Even the dairy farmer from Scotland, David Finlay, commented that mother cows cry for days when their baby calves have been taken away. This caused him to wait a year and half before separating the mother and calf, eventually sending the calf to slaughterhouse. It seems odd that one can be sentimental yet not, at the same time, yes? This is a perfect example of how a farmer becomes dull to these animal sentiments when they rely on them for livelihood. As the farmer comments, “its just something you do, you just get on with it, It’s part of the job and you need to take the calf away because you need the milk.”
The emotional impact on the mother cow eventually translates into the milk that is harvested for humans, unbeknownst to them as it quickly is packaged into a colorful carton and promotes the added vitamin D along with the grassy knoll and happy cow pasted on the label. Humans can be easily deceived with the right kind of marketing strategy.
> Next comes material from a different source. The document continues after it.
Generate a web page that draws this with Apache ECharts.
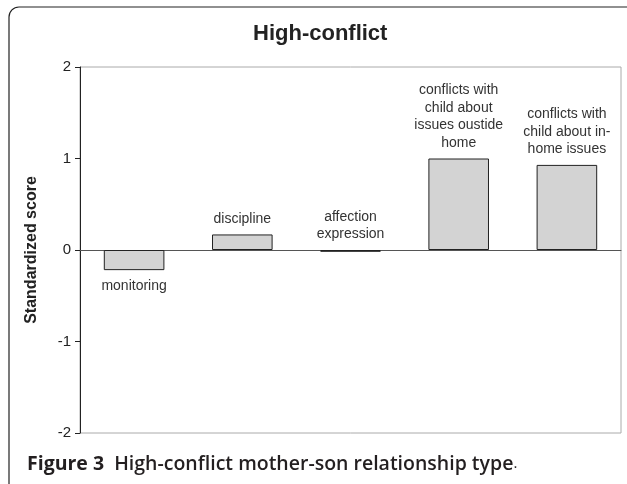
<!DOCTYPE html>
<html>
<head>
<meta charset="utf-8">
<script src="https://cdn.jsdelivr.net/npm/echarts@6/dist/echarts.min.js"></script>
<style>
html, body { margin: 0; padding: 0; background: #fff; overflow: hidden; }
#main { width: 627px; height: 484px; }
</style>
</head>
<body>
<div id="main"></div>
<script>
// categories + values
var categories = ['monitoring', 'discipline', 'affection\nexpression',
	'conflicts with\nchild about\nissues oustide\nhome', 'conflicts with\nchild about in-\nhome issues'];
var scores = [-0.22, 0.17, -0.02, 1.0, 0.93];
var labelSide = ['bottom', 'top', 'top', 'top', 'top'];
var yTicks = [-2, -1, 0, 1, 2];

var myChart = echarts.init(document.getElementById('main'));

var barData = [];
for (var i = 0; i < scores.length; i++) {
	barData.push({ value: scores[i], label: { position: labelSide[i] } });
}

var option = {
	animation: false,
	title: {
		text: 'High-conflict',
		left: 248,
		top: 18,
		textStyle: { fontFamily: 'Liberation Sans, Arial', fontSize: 22, fontWeight: 'bold', color: '#222' }
	},
	grid: {
		left: 80, right: 6, top: 67, bottom: 51,
		show: true, borderColor: '#aaa', borderWidth: 1
	},
	xAxis: {
		type: 'category',
		data: categories,
		axisLine: { onZero: true, lineStyle: { color: '#555', width: 1 } },
		axisTick: { show: false },
		axisLabel: { show: false }
	},
	yAxis: {
		type: 'value',
		min: -2, max: 2, interval: 1,
		name: 'Standardized score',
		nameLocation: 'middle',
		nameGap: 40,
		nameTextStyle: { fontFamily: 'Liberation Sans, Arial', fontSize: 16, fontWeight: 'bold', color: '#222' },
		axisLine: { show: true, lineStyle: { color: '#222' } },
		axisTick: { show: true, length: 5, lineStyle: { color: '#222' } },
		axisLabel: {
			fontFamily: 'Liberation Sans, Arial', fontSize: 15, color: '#222', margin: 9,
			formatter: function(v) { return yTicks.indexOf(v) >= 0 ? String(v) : ''; }
		},
		splitLine: { show: false }
	},
	series: [{
		type: 'bar',
		data: barData,
		barWidth: '56%',
		itemStyle: { color: '#d3d3d3', borderColor: '#222', borderWidth: 1 },
		label: {
			show: true,
			distance: 7,
			fontFamily: 'Liberation Sans, Arial', fontSize: 14, lineHeight: 17.5, color: '#333',
			formatter: function(p) { return categories[p.dataIndex]; }
		}
	}],
	graphic: [
		{
			type: 'rect',
			shape: { x: 9, y: 7, width: 640, height: 500, r: 10 },
			style: { fill: 'none', stroke: '#222', lineWidth: 1.2 },
			silent: true
		},
		{
			type: 'text',
			left: 27, top: 454,
			style: {
				text: '{b|Figure 3}{b|  }{m|High-conflict mother-son relationship type}{p|.}',
				rich: {
					b: { fontFamily: 'Open Sans', fontSize: 19.5, fontWeight: 'bold', fill: '#231f20' },
					m: { fontFamily: 'Open Sans', fontSize: 19.5, fontWeight: 600, fill: '#231f20' },
					p: { fontFamily: 'Open Sans', fontSize: 15, fontWeight: 'normal', fill: '#231f20' }
				}
			}
		}
	]
};

myChart.setOption(option);
</script>
</body>
</html>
What will happen to the human when the unhappy mother cow milk is consumed is that her deep sadness is now in the milk and enters deeply into the fabric of the human body. The digestion process filters milk into an assimilation process that carries its quality and nutrition into tissues, blood, cells and internal organs. Eventually, the human becomes sad and depressed, too. There is no way the human can avoid the intake of sad emotions passed on by the depressed mother cow. If one has not drank dairy for many years and then, begins to drink it again, one can see this effect of the transfer of sadness, easily. Conventional milk is sad milk, period; so is the yogurt, the butter, the ghee and the cheese.